-- start --
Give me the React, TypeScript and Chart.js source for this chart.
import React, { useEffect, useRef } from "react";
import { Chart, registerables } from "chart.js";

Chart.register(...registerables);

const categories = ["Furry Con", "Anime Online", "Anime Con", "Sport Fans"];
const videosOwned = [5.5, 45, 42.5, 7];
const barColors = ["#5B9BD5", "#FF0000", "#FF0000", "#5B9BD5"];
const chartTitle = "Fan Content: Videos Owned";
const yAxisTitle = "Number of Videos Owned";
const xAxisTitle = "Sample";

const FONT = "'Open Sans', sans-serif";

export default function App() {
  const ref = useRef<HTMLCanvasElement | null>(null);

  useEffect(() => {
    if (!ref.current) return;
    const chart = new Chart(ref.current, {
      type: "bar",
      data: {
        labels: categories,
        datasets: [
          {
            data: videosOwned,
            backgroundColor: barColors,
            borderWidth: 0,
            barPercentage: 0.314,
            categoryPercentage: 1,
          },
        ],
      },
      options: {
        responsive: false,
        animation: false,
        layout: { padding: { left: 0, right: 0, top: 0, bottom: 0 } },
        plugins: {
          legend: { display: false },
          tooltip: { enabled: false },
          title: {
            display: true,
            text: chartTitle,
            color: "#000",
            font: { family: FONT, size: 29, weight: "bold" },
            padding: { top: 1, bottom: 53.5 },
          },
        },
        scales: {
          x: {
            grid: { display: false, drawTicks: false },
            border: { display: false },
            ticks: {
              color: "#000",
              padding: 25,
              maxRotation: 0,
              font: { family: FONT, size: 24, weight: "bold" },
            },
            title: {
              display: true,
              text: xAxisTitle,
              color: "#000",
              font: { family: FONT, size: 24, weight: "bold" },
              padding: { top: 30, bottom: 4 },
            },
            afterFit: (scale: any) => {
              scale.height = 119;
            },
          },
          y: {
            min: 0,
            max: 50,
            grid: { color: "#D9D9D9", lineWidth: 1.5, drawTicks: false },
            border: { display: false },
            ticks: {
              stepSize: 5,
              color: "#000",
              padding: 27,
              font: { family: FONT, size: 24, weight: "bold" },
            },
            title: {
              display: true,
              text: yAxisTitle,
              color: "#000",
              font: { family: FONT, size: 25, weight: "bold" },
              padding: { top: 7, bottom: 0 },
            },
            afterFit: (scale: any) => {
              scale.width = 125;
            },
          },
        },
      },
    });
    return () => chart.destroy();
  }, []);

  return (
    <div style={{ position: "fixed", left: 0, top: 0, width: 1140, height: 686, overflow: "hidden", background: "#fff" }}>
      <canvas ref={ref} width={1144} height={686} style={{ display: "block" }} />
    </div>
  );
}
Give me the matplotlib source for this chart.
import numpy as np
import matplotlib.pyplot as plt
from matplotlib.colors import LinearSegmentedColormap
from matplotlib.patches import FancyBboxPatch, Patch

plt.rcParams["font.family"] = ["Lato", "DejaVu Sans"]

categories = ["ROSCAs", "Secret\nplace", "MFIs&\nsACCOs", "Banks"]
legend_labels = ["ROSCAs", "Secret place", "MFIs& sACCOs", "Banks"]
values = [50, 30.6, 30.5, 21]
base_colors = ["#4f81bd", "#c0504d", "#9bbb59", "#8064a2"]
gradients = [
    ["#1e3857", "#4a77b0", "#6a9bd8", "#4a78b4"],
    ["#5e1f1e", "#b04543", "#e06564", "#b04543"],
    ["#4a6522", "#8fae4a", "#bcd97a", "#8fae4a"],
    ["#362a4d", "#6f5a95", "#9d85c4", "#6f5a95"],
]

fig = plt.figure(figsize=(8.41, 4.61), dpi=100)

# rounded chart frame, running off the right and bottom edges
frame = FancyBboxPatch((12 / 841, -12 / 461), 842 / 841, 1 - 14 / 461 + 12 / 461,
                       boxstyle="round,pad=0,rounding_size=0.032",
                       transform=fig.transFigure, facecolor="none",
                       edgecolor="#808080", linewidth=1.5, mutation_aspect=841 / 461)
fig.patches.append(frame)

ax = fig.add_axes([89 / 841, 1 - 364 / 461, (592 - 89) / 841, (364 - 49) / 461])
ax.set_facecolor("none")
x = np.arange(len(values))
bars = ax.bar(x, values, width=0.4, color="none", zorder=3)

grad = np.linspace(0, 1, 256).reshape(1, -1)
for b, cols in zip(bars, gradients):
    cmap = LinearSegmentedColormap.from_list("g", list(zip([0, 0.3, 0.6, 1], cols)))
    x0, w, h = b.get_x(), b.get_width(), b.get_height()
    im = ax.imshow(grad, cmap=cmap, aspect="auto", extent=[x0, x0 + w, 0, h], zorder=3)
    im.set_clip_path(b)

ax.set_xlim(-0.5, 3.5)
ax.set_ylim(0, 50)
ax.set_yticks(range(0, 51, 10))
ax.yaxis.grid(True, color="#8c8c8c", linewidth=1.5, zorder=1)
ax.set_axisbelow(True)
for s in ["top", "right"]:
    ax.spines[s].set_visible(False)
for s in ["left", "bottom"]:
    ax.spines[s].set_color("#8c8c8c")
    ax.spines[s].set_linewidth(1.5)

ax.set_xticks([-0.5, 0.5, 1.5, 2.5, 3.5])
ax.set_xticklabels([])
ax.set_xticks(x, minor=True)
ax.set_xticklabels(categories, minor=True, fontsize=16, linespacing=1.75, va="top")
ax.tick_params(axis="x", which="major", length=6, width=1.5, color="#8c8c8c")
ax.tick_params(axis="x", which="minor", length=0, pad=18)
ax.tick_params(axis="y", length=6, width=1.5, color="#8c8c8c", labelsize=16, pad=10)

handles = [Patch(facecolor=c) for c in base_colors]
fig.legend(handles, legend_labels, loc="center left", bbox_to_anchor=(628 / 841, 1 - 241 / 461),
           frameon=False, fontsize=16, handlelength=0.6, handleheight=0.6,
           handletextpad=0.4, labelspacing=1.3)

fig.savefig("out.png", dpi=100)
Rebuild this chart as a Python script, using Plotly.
-- end --
## TO BE DONE
Return the entries above exactly as they appear.

## EXERCISE RESPONSE
Give me the React, TypeScript and Chart.js source for this chart.
import React, { useEffect, useRef } from "react";
import { Chart, registerables } from "chart.js";

Chart.register(...registerables);

const categories = ["Furry Con", "Anime Online", "Anime Con", "Sport Fans"];
const videosOwned = [5.5, 45, 42.5, 7];
const barColors = ["#5B9BD5", "#FF0000", "#FF0000", "#5B9BD5"];
const chartTitle = "Fan Content: Videos Owned";
const yAxisTitle = "Number of Videos Owned";
const xAxisTitle = "Sample";

const FONT = "'Open Sans', sans-serif";

export default function App() {
  const ref = useRef<HTMLCanvasElement | null>(null);

  useEffect(() => {
    if (!ref.current) return;
    const chart = new Chart(ref.current, {
      type: "bar",
      data: {
        labels: categories,
        datasets: [
          {
            data: videosOwned,
            backgroundColor: barColors,
            borderWidth: 0,
            barPercentage: 0.314,
            categoryPercentage: 1,
          },
        ],
      },
      options: {
        responsive: false,
        animation: false,
        layout: { padding: { left: 0, right: 0, top: 0, bottom: 0 } },
        plugins: {
          legend: { display: false },
          tooltip: { enabled: false },
          title: {
            display: true,
            text: chartTitle,
            color: "#000",
            font: { family: FONT, size: 29, weight: "bold" },
            padding: { top: 1, bottom: 53.5 },
          },
        },
        scales: {
          x: {
            grid: { display: false, drawTicks: false },
            border: { display: false },
            ticks: {
              color: "#000",
              padding: 25,
              maxRotation: 0,
              font: { family: FONT, size: 24, weight: "bold" },
            },
            title: {
              display: true,
              text: xAxisTitle,
              color: "#000",
              font: { family: FONT, size: 24, weight: "bold" },
              padding: { top: 30, bottom: 4 },
            },
            afterFit: (scale: any) => {
              scale.height = 119;
            },
          },
          y: {
            min: 0,
            max: 50,
            grid: { color: "#D9D9D9", lineWidth: 1.5, drawTicks: false },
            border: { display: false },
            ticks: {
              stepSize: 5,
              color: "#000",
              padding: 27,
              font: { family: FONT, size: 24, weight: "bold" },
            },
            title: {
              display: true,
              text: yAxisTitle,
              color: "#000",
              font: { family: FONT, size: 25, weight: "bold" },
              padding: { top: 7, bottom: 0 },
            },
            afterFit: (scale: any) => {
              scale.width = 125;
            },
          },
        },
      },
    });
    return () => chart.destroy();
  }, []);

  return (
    <div style={{ position: "fixed", left: 0, top: 0, width: 1140, height: 686, overflow: "hidden", background: "#fff" }}>
      <canvas ref={ref} width={1144} height={686} style={{ display: "block" }} />
    </div>
  );
}
Give me the matplotlib source for this chart.
import numpy as np
import matplotlib.pyplot as plt
from matplotlib.colors import LinearSegmentedColormap
from matplotlib.patches import FancyBboxPatch, Patch

plt.rcParams["font.family"] = ["Lato", "DejaVu Sans"]

categories = ["ROSCAs", "Secret\nplace", "MFIs&\nsACCOs", "Banks"]
legend_labels = ["ROSCAs", "Secret place", "MFIs& sACCOs", "Banks"]
values = [50, 30.6, 30.5, 21]
base_colors = ["#4f81bd", "#c0504d", "#9bbb59", "#8064a2"]
gradients = [
    ["#1e3857", "#4a77b0", "#6a9bd8", "#4a78b4"],
    ["#5e1f1e", "#b04543", "#e06564", "#b04543"],
    ["#4a6522", "#8fae4a", "#bcd97a", "#8fae4a"],
    ["#362a4d", "#6f5a95", "#9d85c4", "#6f5a95"],
]

fig = plt.figure(figsize=(8.41, 4.61), dpi=100)

# rounded chart frame, running off the right and bottom edges
frame = FancyBboxPatch((12 / 841, -12 / 461), 842 / 841, 1 - 14 / 461 + 12 / 461,
                       boxstyle="round,pad=0,rounding_size=0.032",
                       transform=fig.transFigure, facecolor="none",
                       edgecolor="#808080", linewidth=1.5, mutation_aspect=841 / 461)
fig.patches.append(frame)

ax = fig.add_axes([89 / 841, 1 - 364 / 461, (592 - 89) / 841, (364 - 49) / 461])
ax.set_facecolor("none")
x = np.arange(len(values))
bars = ax.bar(x, values, width=0.4, color="none", zorder=3)

grad = np.linspace(0, 1, 256).reshape(1, -1)
for b, cols in zip(bars, gradients):
    cmap = LinearSegmentedColormap.from_list("g", list(zip([0, 0.3, 0.6, 1], cols)))
    x0, w, h = b.get_x(), b.get_width(), b.get_height()
    im = ax.imshow(grad, cmap=cmap, aspect="auto", extent=[x0, x0 + w, 0, h], zorder=3)
    im.set_clip_path(b)

ax.set_xlim(-0.5, 3.5)
ax.set_ylim(0, 50)
ax.set_yticks(range(0, 51, 10))
ax.yaxis.grid(True, color="#8c8c8c", linewidth=1.5, zorder=1)
ax.set_axisbelow(True)
for s in ["top", "right"]:
    ax.spines[s].set_visible(False)
for s in ["left", "bottom"]:
    ax.spines[s].set_color("#8c8c8c")
    ax.spines[s].set_linewidth(1.5)

ax.set_xticks([-0.5, 0.5, 1.5, 2.5, 3.5])
ax.set_xticklabels([])
ax.set_xticks(x, minor=True)
ax.set_xticklabels(categories, minor=True, fontsize=16, linespacing=1.75, va="top")
ax.tick_params(axis="x", which="major", length=6, width=1.5, color="#8c8c8c")
ax.tick_params(axis="x", which="minor", length=0, pad=18)
ax.tick_params(axis="y", length=6, width=1.5, color="#8c8c8c", labelsize=16, pad=10)

handles = [Patch(facecolor=c) for c in base_colors]
fig.legend(handles, legend_labels, loc="center left", bbox_to_anchor=(628 / 841, 1 - 241 / 461),
           frameon=False, fontsize=16, handlelength=0.6, handleheight=0.6,
           handletextpad=0.4, labelspacing=1.3)

fig.savefig("out.png", dpi=100)
Rebuild this chart as a Python script, using Plotly.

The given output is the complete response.